Она подошла к нему, красивая, с безучастными глазами.
Порфирий торопливо пошарил в кармане, достал, оттуда грязную тряпицу, из которой извлёк засаленную трехрублевку.
— Больше нет, — сказал он коротко и подал ей бумажку. Стеша хотела идти.
— Постой! — Порфирий опустил голову и тихо прошептал: — Прости меня, Стеша! — Губы его задрожали. Он заморгал глазами и опустился на траву.
Стеша с минуту простояла как бы в нерешительности, а потом она задумчиво повела плечами и повернула к конторщику.
Васютка участливо глядел в глаза Порфирия.
— Прост ты, Порфирь, ох, как прост!
Он вытащил из золы картошку и стал есть её с хлебом, запивая свой ужин водою.
— Поешь, Порфирь! — предложил Васютка и Порфирию с тем же участием на своём ещё ребячьем лице.

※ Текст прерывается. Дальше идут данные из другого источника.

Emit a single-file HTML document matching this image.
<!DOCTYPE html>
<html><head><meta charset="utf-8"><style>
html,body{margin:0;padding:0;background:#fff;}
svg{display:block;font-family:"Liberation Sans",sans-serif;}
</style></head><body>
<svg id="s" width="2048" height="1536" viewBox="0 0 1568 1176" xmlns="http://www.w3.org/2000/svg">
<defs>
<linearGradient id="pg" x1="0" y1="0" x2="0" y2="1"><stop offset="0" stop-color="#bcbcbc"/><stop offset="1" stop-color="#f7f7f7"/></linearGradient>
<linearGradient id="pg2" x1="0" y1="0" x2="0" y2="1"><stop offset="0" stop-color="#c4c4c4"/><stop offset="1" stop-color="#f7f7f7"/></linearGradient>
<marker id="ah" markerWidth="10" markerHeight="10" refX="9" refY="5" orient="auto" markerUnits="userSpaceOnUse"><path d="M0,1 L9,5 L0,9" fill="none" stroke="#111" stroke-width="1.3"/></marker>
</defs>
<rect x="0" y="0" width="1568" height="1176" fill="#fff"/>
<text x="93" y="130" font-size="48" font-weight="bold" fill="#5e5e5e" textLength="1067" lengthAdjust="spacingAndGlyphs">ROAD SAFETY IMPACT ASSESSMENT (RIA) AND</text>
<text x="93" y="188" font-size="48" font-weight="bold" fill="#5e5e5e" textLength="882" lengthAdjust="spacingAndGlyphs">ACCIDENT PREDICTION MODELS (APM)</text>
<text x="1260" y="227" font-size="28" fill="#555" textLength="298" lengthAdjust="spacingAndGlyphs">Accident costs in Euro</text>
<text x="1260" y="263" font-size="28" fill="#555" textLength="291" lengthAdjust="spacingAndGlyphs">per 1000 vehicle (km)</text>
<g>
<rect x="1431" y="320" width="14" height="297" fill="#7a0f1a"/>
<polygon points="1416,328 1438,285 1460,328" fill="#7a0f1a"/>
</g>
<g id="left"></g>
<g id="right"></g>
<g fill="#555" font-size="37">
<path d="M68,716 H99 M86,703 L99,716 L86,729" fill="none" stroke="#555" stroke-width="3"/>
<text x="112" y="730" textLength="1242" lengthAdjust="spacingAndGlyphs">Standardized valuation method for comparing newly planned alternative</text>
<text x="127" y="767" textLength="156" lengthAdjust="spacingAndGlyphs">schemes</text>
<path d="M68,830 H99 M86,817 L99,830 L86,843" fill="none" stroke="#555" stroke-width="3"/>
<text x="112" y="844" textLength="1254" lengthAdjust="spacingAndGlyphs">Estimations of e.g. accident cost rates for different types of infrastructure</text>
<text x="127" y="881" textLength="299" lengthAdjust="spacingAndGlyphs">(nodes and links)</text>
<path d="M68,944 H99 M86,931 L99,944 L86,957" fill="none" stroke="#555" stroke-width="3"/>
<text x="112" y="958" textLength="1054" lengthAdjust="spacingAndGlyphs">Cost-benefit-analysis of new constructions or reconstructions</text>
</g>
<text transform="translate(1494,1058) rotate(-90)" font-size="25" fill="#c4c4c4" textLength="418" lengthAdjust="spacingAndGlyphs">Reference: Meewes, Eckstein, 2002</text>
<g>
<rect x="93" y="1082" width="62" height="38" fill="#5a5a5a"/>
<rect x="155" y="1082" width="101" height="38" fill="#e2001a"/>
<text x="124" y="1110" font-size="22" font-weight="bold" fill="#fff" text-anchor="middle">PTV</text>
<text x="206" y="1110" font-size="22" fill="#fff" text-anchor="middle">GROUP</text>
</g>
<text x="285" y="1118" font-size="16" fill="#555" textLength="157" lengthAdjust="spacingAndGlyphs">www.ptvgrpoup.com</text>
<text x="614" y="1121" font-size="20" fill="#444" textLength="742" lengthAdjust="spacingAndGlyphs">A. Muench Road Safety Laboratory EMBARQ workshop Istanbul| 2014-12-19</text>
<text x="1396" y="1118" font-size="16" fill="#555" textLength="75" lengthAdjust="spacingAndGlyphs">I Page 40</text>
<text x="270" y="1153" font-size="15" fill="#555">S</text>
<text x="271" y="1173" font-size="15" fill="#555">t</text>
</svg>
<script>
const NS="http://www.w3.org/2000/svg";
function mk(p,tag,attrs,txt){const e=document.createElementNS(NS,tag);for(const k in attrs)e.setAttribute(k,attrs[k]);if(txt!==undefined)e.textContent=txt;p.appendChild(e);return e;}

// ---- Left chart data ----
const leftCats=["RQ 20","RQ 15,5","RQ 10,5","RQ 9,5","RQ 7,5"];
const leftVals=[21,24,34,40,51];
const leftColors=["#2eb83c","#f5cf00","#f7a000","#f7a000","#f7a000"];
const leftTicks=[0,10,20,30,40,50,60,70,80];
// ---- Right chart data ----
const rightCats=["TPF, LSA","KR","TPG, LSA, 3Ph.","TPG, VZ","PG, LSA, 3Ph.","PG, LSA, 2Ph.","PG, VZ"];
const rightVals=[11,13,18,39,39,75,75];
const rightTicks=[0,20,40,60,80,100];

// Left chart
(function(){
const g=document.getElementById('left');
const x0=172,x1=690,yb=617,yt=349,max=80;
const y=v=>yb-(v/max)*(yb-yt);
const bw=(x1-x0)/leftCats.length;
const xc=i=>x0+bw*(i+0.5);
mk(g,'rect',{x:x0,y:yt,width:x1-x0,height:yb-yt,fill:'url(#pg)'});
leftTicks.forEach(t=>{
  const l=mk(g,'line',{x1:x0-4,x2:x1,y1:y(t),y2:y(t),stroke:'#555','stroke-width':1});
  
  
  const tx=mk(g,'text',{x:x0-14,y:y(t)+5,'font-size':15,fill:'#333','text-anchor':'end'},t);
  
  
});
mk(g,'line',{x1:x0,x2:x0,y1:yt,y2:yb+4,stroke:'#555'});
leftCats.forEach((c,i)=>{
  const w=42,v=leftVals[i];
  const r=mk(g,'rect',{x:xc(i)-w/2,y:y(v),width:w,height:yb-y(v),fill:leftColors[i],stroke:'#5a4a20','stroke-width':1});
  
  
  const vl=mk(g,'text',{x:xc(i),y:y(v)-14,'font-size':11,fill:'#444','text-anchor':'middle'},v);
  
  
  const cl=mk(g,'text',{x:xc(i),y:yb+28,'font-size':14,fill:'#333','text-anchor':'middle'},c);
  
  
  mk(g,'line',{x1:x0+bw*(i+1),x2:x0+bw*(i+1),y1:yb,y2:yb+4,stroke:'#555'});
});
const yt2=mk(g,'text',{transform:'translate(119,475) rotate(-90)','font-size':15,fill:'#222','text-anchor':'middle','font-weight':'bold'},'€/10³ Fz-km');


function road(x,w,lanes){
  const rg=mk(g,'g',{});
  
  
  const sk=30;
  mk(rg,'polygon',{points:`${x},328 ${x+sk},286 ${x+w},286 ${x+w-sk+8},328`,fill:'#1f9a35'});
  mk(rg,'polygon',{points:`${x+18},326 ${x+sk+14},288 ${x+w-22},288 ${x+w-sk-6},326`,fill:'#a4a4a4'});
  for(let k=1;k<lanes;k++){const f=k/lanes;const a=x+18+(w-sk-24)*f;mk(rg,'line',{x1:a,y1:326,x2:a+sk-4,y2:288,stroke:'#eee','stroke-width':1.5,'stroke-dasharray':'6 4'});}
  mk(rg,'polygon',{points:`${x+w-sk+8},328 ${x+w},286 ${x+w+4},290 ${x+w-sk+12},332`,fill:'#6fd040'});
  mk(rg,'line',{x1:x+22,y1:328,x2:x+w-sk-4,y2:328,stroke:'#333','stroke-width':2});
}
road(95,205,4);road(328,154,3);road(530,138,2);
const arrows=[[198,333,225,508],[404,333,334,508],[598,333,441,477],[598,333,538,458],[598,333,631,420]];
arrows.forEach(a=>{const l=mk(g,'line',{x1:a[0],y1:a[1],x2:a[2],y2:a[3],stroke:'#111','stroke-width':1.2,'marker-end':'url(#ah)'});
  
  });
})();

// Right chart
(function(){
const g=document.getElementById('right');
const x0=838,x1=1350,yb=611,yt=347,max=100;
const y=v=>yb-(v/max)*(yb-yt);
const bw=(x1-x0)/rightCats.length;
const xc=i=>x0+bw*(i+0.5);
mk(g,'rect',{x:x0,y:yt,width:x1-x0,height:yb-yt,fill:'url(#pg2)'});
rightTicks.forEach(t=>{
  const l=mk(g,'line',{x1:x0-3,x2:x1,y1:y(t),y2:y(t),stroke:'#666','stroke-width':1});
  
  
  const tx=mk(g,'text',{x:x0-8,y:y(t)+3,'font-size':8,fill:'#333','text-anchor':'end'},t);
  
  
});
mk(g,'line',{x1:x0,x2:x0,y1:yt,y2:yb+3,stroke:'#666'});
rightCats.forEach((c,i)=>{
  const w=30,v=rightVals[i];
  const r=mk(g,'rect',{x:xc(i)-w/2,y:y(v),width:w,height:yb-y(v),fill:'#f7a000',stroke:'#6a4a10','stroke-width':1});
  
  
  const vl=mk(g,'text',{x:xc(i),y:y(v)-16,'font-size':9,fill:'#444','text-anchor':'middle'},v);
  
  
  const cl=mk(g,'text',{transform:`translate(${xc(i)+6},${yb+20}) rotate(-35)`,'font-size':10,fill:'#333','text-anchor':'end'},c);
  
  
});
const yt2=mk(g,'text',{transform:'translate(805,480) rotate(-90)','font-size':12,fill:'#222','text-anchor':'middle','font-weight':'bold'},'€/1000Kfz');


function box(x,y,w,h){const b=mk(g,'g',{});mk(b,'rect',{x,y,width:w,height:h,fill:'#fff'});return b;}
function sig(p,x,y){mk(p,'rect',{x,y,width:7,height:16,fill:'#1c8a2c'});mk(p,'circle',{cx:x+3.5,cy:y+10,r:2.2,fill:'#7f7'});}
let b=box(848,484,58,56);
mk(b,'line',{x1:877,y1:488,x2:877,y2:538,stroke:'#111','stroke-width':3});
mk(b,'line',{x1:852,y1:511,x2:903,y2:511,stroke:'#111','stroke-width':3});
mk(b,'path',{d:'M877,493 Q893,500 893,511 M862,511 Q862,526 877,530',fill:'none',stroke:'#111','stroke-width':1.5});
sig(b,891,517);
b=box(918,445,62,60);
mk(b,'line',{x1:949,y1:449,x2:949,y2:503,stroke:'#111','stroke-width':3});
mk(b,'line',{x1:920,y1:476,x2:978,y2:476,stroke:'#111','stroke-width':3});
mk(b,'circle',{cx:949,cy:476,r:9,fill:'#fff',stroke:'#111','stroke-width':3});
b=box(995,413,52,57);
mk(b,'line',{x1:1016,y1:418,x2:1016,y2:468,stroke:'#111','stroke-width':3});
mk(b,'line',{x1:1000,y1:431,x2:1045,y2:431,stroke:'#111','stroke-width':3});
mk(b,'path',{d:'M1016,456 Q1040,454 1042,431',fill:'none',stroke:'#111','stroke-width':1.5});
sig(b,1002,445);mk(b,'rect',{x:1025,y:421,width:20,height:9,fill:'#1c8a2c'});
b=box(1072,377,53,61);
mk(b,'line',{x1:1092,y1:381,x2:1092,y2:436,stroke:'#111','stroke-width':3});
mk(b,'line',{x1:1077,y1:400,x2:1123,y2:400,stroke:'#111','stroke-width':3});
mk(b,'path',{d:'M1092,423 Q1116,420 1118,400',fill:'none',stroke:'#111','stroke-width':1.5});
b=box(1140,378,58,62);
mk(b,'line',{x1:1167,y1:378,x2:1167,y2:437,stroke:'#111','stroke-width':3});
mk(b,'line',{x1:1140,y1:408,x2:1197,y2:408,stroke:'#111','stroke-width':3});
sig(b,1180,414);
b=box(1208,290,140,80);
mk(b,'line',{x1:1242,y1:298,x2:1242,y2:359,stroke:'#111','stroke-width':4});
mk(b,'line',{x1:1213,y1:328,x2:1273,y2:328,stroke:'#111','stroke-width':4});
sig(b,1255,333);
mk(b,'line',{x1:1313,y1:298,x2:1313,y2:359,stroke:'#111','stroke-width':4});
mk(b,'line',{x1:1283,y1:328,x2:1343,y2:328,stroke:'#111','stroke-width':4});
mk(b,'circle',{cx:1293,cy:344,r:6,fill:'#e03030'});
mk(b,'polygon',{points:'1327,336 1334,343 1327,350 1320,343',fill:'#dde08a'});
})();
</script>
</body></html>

Порфирий закусил было картошку, но снова положил её на траву. Он порылся в посконном мешке и достал две тростниковые дудки и бычачий рог; вcтaвив свирели в отверстие рога, он заиграл. Первые отрывистые и резкие звуки вырвались как испуганные крики. А потом в их чёрную тоску нежно вторгся печальный голос всё примиряющей любви. Мелодия была проста и незатейлива, но она так гармонично сочеталась с грустной музыкой летней ночи. Это не была песня; пастух импровизировал, передвигая пальцы по дыркам свирелей.
Это плакало пастушье сердце.
Месяц, как золотой щит, встал над отдалённой горою; золотистая тучки задвигались, заволновались вокруг и окружили его, как верная свита.
Поймы просветлели.
Конторщик и Стеша стояли и слушали песню пастушьей свирели.
Конторщик слушал, икая и повторяя:
— Хорошо, разбойник! Ловко вывел, мошенник!